Write out the material exactly, with the pictures left out.

Start of Available data

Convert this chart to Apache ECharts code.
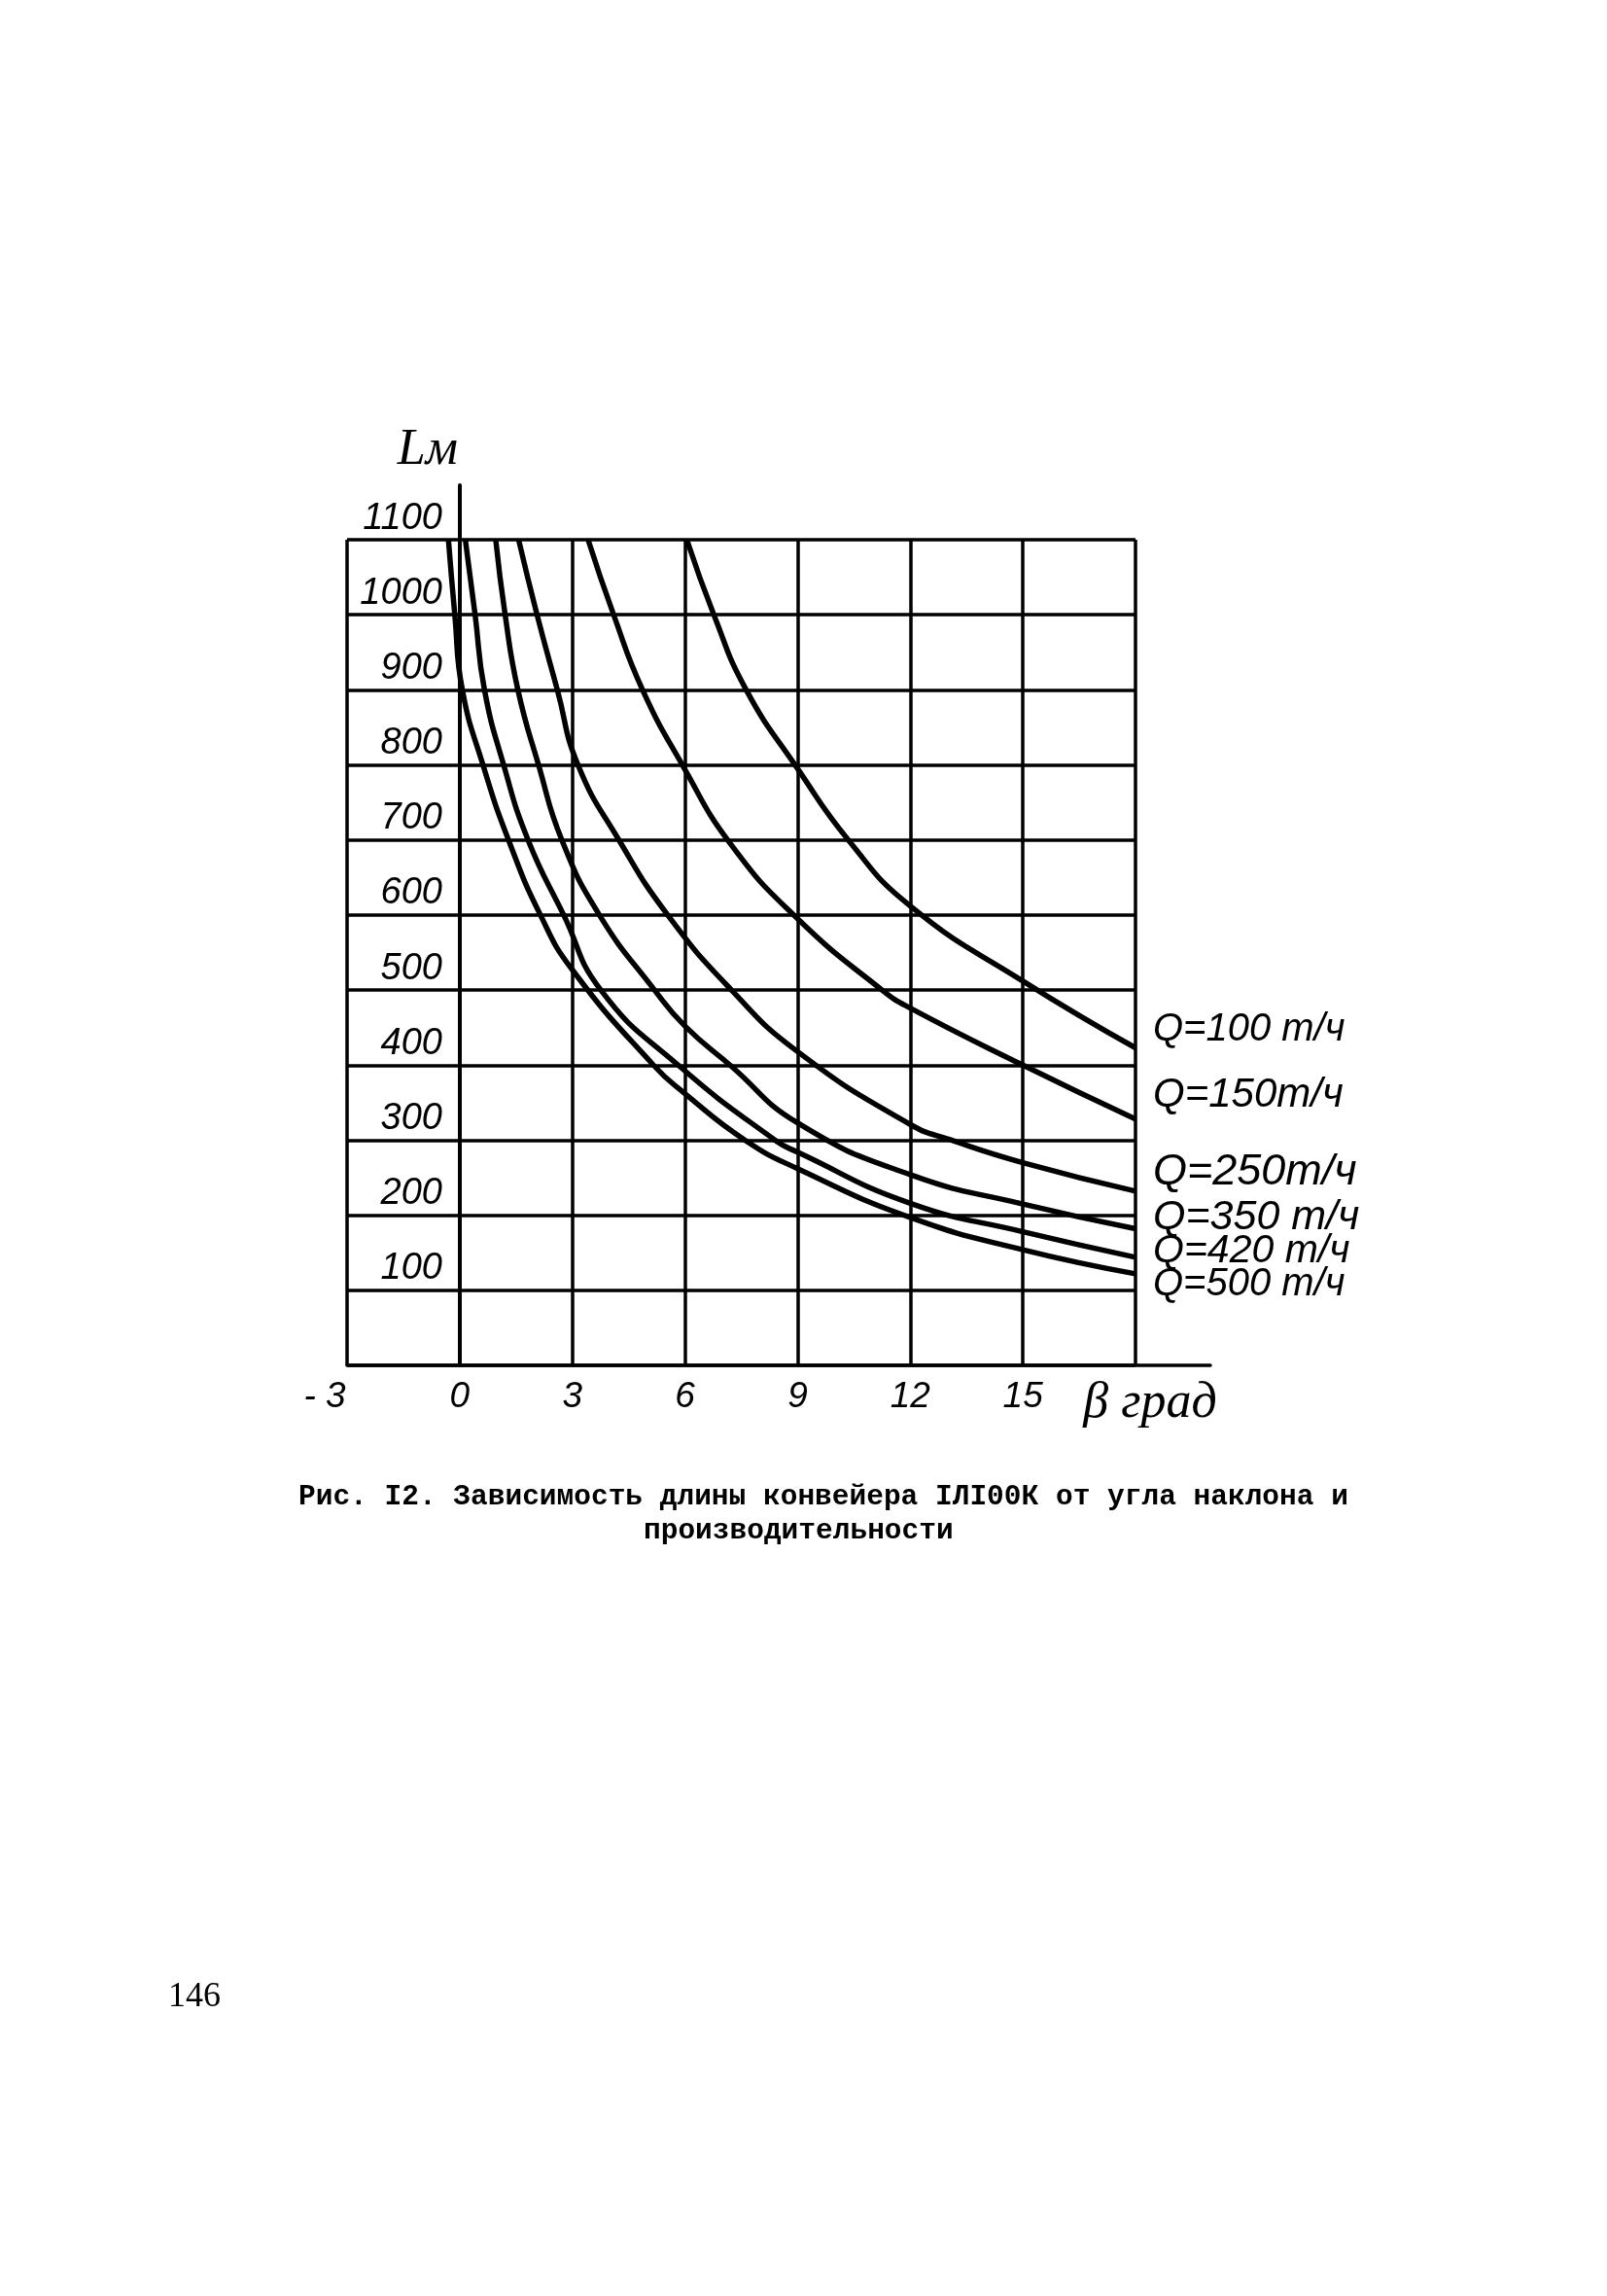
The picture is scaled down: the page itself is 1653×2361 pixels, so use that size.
<!DOCTYPE html>
<html><head><meta charset="utf-8">
<script src="https://cdn.jsdelivr.net/npm/echarts@6/dist/echarts.min.js"></script>
<style>html,body{margin:0;padding:0;background:#fff}#c{width:1653px;height:2361px}</style>
</head><body><div id="c"></div>
<script>
// ---- data ----
const xTickLabels = ['- 3', '0', '3', '6', '9', '12', '15'];
const yTickValues = [100, 200, 300, 400, 500, 600, 700, 800, 900, 1000, 1100];
const seriesNames = ['Q=100 т/ч', 'Q=150т/ч', 'Q=250т/ч', 'Q=350 т/ч', 'Q=420 т/ч', 'Q=500 т/ч'];
const q100 = [[6.05,1100],[6.77,1000],[7.63,900],[9,795],[10.35,700],[12,612],[15,512],[18,423]];
const q150 = [[3.42,1100],[4.1,1000],[4.87,900],[5.93,800],[7.24,693],[9,595],[11.25,500],[12,476],[15,400],[18,328]];
const q250 = [[1.57,1100],[2.06,1000],[2.6,900],[3.15,800],[4.24,700],[5.54,600],[7.24,500],[9,418],[12,321],[13.1,300],[15,270],[18,232]];
const q350 = [[0.96,1100],[1.21,1000],[1.55,900],[2.1,800],[2.72,700],[3.72,600],[5.19,500],[6,452],[7.2,400],[9,323],[12,254],[15,215],[18,182]];
const q420 = [[0.15,1100],[0.41,1000],[0.66,900],[1.17,800],[1.82,700],[2.77,600],[3.76,500],[5.82,400],[8.4,300],[9,284],[12,216],[15,178],[18,144]];
const q500 = [[-0.3,1100],[-0.13,1000],[0.07,900],[0.62,800],[1.3,700],[2.15,600],[3,527],[5.16,400],[6,362],[7.6,300],[9,262],[12,197],[15,154],[18,122]];
const captionLine1 = 'Рис. I2. Зависимость длины конвейера IЛI00К от угла наклона и';
const captionLine2 = 'производительности';
const pageNumber = '146';
const xName = 'β град';
const yName = 'Lм';

// ---- styles (not data) ----
const allSeries = [q100, q150, q250, q350, q420, q500];
const labelOffsetY = [-19, -25, -19, -11, -6, 11];
const labelSize = [40, 42, 45, 43, 41, 40];
const handFont = "'Liberation Sans', Arial, sans-serif";
const black = '#000';

const chart = echarts.init(document.getElementById('c'), null, {renderer: 'canvas'});

const series = allSeries.map((d, i) => ({
  name: seriesNames[i],
  type: 'line',
  xAxisIndex: 0,
  yAxisIndex: 0,
  data: d,
  smooth: 0.5,
  symbol: 'none',
  lineStyle: {color: black, width: 5.5},
  endLabel: {
    show: true,
    formatter: seriesNames[i],
    distance: 18,
    offset: [0, labelOffsetY[i]],
    color: black,
    fontStyle: 'italic',
    fontFamily: handFont,
    fontSize: labelSize[i]
  },
  animation: false
}));

const option = {
  backgroundColor: '#fff',
  animation: false,
  title: [
    {text: captionLine1, left: 307, top: 1525, padding: 0,
     textStyle: {fontFamily: "'Liberation Mono', 'DejaVu Sans Mono', monospace", fontSize: 29.5, fontWeight: 'bold', color: black}},
    {text: captionLine2, left: 662, top: 1560, padding: 0,
     textStyle: {fontFamily: "'Liberation Mono', 'DejaVu Sans Mono', monospace", fontSize: 29.5, fontWeight: 'bold', color: black}},
    {text: pageNumber, left: 173, top: 2036, padding: 0,
     textStyle: {fontFamily: "'Liberation Serif', serif", fontSize: 36, fontWeight: 'normal', color: black}}
  ],
  grid: [
    {left: 357, top: 555, width: 811, height: 849, outerBoundsMode: 'none'},
    {left: 357, top: 499, width: 888, height: 905, outerBoundsMode: 'none'},
    {left: 472.9, top: 555, width: 100, height: 849, outerBoundsMode: 'none'}
  ],
  xAxis: [
    {
      type: 'value', gridIndex: 0, min: -3, max: 18, interval: 3,
      axisLine: {show: false, onZero: false},
      axisTick: {show: false},
      splitLine: {show: true, lineStyle: {color: black, width: 3.5}},
      axisLabel: {
        show: true, margin: 14, showMinLabel: true, showMaxLabel: true,
        formatter: function (v) {
          const idx = Math.round((v + 3) / 3);
          if (idx < 0 || idx >= xTickLabels.length) return '';
          return idx === 0 ? '{m|' + xTickLabels[idx] + '}' : '{n|' + xTickLabels[idx] + '}';
        },
        rich: {
          n: {fontFamily: handFont, fontStyle: 'italic', fontSize: 37, color: black},
          m: {fontFamily: handFont, fontStyle: 'italic', fontSize: 37, color: black, padding: [0, 46, 0, 0]}
        }
      }
    },
    {
      type: 'value', gridIndex: 1, min: -3, max: 20,
      axisLine: {show: true, onZero: false, lineStyle: {color: black, width: 3.5}},
      axisTick: {show: false},
      splitLine: {show: false},
      axisLabel: {show: false},
      name: xName,
      nameLocation: 'end',
      nameGap: -62,
      nameTextStyle: {
        fontFamily: "'Liberation Serif', serif", fontStyle: 'italic', fontSize: 52, color: black,
        align: 'center', verticalAlign: 'top', padding: [13, 0, 0, 0]
      }
    },
    {type: 'value', gridIndex: 2, min: 0, max: 1, show: false}
  ],
  yAxis: [
    {
      type: 'value', gridIndex: 0, min: 0, max: 1100, interval: 100,
      axisLine: {show: false},
      axisTick: {show: false},
      splitLine: {show: true, lineStyle: {color: black, width: 3.5}},
      axisLabel: {show: false}
    },
    {
      type: 'value', gridIndex: 1, min: 0, max: 1172.6,
      axisLine: {show: true, onZero: true, lineStyle: {color: black, width: 4}},
      axisTick: {show: false},
      splitLine: {show: false},
      axisLabel: {show: false},
      name: yName,
      nameLocation: 'end',
      nameGap: 10,
      nameTextStyle: {
        fontFamily: "'Liberation Serif', serif", fontStyle: 'italic', fontSize: 52, color: black,
        align: 'center', padding: [0, 66, 0, 0]
      }
    },
    {
      type: 'value', gridIndex: 2, min: 0, max: 1100, interval: 100, position: 'left',
      axisLine: {show: false},
      axisTick: {show: false},
      splitLine: {show: false},
      axisLabel: {
        show: true, margin: 18, showMinLabel: false,
        formatter: function (v) { return yTickValues.indexOf(v) >= 0 ? String(v) : ''; },
        fontFamily: handFont, fontStyle: 'italic', fontSize: 38, color: black,
        verticalAlign: 'bottom', padding: [0, 0, 3, 0]
      }
    }
  ],
  series: series
};
chart.setOption(option);
</script>
</body></html>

End of Available data

Task response
Convert this chart to Apache ECharts code.
The picture is scaled down: the page itself is 1653×2361 pixels, so use that size.
<!DOCTYPE html>
<html><head><meta charset="utf-8">
<script src="https://cdn.jsdelivr.net/npm/echarts@6/dist/echarts.min.js"></script>
<style>html,body{margin:0;padding:0;background:#fff}#c{width:1653px;height:2361px}</style>
</head><body><div id="c"></div>
<script>
// ---- data ----
const xTickLabels = ['- 3', '0', '3', '6', '9', '12', '15'];
const yTickValues = [100, 200, 300, 400, 500, 600, 700, 800, 900, 1000, 1100];
const seriesNames = ['Q=100 т/ч', 'Q=150т/ч', 'Q=250т/ч', 'Q=350 т/ч', 'Q=420 т/ч', 'Q=500 т/ч'];
const q100 = [[6.05,1100],[6.77,1000],[7.63,900],[9,795],[10.35,700],[12,612],[15,512],[18,423]];
const q150 = [[3.42,1100],[4.1,1000],[4.87,900],[5.93,800],[7.24,693],[9,595],[11.25,500],[12,476],[15,400],[18,328]];
const q250 = [[1.57,1100],[2.06,1000],[2.6,900],[3.15,800],[4.24,700],[5.54,600],[7.24,500],[9,418],[12,321],[13.1,300],[15,270],[18,232]];
const q350 = [[0.96,1100],[1.21,1000],[1.55,900],[2.1,800],[2.72,700],[3.72,600],[5.19,500],[6,452],[7.2,400],[9,323],[12,254],[15,215],[18,182]];
const q420 = [[0.15,1100],[0.41,1000],[0.66,900],[1.17,800],[1.82,700],[2.77,600],[3.76,500],[5.82,400],[8.4,300],[9,284],[12,216],[15,178],[18,144]];
const q500 = [[-0.3,1100],[-0.13,1000],[0.07,900],[0.62,800],[1.3,700],[2.15,600],[3,527],[5.16,400],[6,362],[7.6,300],[9,262],[12,197],[15,154],[18,122]];
const captionLine1 = 'Рис. I2. Зависимость длины конвейера IЛI00К от угла наклона и';
const captionLine2 = 'производительности';
const pageNumber = '146';
const xName = 'β град';
const yName = 'Lм';

// ---- styles (not data) ----
const allSeries = [q100, q150, q250, q350, q420, q500];
const labelOffsetY = [-19, -25, -19, -11, -6, 11];
const labelSize = [40, 42, 45, 43, 41, 40];
const handFont = "'Liberation Sans', Arial, sans-serif";
const black = '#000';

const chart = echarts.init(document.getElementById('c'), null, {renderer: 'canvas'});

const series = allSeries.map((d, i) => ({
  name: seriesNames[i],
  type: 'line',
  xAxisIndex: 0,
  yAxisIndex: 0,
  data: d,
  smooth: 0.5,
  symbol: 'none',
  lineStyle: {color: black, width: 5.5},
  endLabel: {
    show: true,
    formatter: seriesNames[i],
    distance: 18,
    offset: [0, labelOffsetY[i]],
    color: black,
    fontStyle: 'italic',
    fontFamily: handFont,
    fontSize: labelSize[i]
  },
  animation: false
}));

const option = {
  backgroundColor: '#fff',
  animation: false,
  title: [
    {text: captionLine1, left: 307, top: 1525, padding: 0,
     textStyle: {fontFamily: "'Liberation Mono', 'DejaVu Sans Mono', monospace", fontSize: 29.5, fontWeight: 'bold', color: black}},
    {text: captionLine2, left: 662, top: 1560, padding: 0,
     textStyle: {fontFamily: "'Liberation Mono', 'DejaVu Sans Mono', monospace", fontSize: 29.5, fontWeight: 'bold', color: black}},
    {text: pageNumber, left: 173, top: 2036, padding: 0,
     textStyle: {fontFamily: "'Liberation Serif', serif", fontSize: 36, fontWeight: 'normal', color: black}}
  ],
  grid: [
    {left: 357, top: 555, width: 811, height: 849, outerBoundsMode: 'none'},
    {left: 357, top: 499, width: 888, height: 905, outerBoundsMode: 'none'},
    {left: 472.9, top: 555, width: 100, height: 849, outerBoundsMode: 'none'}
  ],
  xAxis: [
    {
      type: 'value', gridIndex: 0, min: -3, max: 18, interval: 3,
      axisLine: {show: false, onZero: false},
      axisTick: {show: false},
      splitLine: {show: true, lineStyle: {color: black, width: 3.5}},
      axisLabel: {
        show: true, margin: 14, showMinLabel: true, showMaxLabel: true,
        formatter: function (v) {
          const idx = Math.round((v + 3) / 3);
          if (idx < 0 || idx >= xTickLabels.length) return '';
          return idx === 0 ? '{m|' + xTickLabels[idx] + '}' : '{n|' + xTickLabels[idx] + '}';
        },
        rich: {
          n: {fontFamily: handFont, fontStyle: 'italic', fontSize: 37, color: black},
          m: {fontFamily: handFont, fontStyle: 'italic', fontSize: 37, color: black, padding: [0, 46, 0, 0]}
        }
      }
    },
    {
      type: 'value', gridIndex: 1, min: -3, max: 20,
      axisLine: {show: true, onZero: false, lineStyle: {color: black, width: 3.5}},
      axisTick: {show: false},
      splitLine: {show: false},
      axisLabel: {show: false},
      name: xName,
      nameLocation: 'end',
      nameGap: -62,
      nameTextStyle: {
        fontFamily: "'Liberation Serif', serif", fontStyle: 'italic', fontSize: 52, color: black,
        align: 'center', verticalAlign: 'top', padding: [13, 0, 0, 0]
      }
    },
    {type: 'value', gridIndex: 2, min: 0, max: 1, show: false}
  ],
  yAxis: [
    {
      type: 'value', gridIndex: 0, min: 0, max: 1100, interval: 100,
      axisLine: {show: false},
      axisTick: {show: false},
      splitLine: {show: true, lineStyle: {color: black, width: 3.5}},
      axisLabel: {show: false}
    },
    {
      type: 'value', gridIndex: 1, min: 0, max: 1172.6,
      axisLine: {show: true, onZero: true, lineStyle: {color: black, width: 4}},
      axisTick: {show: false},
      splitLine: {show: false},
      axisLabel: {show: false},
      name: yName,
      nameLocation: 'end',
      nameGap: 10,
      nameTextStyle: {
        fontFamily: "'Liberation Serif', serif", fontStyle: 'italic', fontSize: 52, color: black,
        align: 'center', padding: [0, 66, 0, 0]
      }
    },
    {
      type: 'value', gridIndex: 2, min: 0, max: 1100, interval: 100, position: 'left',
      axisLine: {show: false},
      axisTick: {show: false},
      splitLine: {show: false},
      axisLabel: {
        show: true, margin: 18, showMinLabel: false,
        formatter: function (v) { return yTickValues.indexOf(v) >= 0 ? String(v) : ''; },
        fontFamily: handFont, fontStyle: 'italic', fontSize: 38, color: black,
        verticalAlign: 'bottom', padding: [0, 0, 3, 0]
      }
    }
  ],
  series: series
};
chart.setOption(option);
</script>
</body></html>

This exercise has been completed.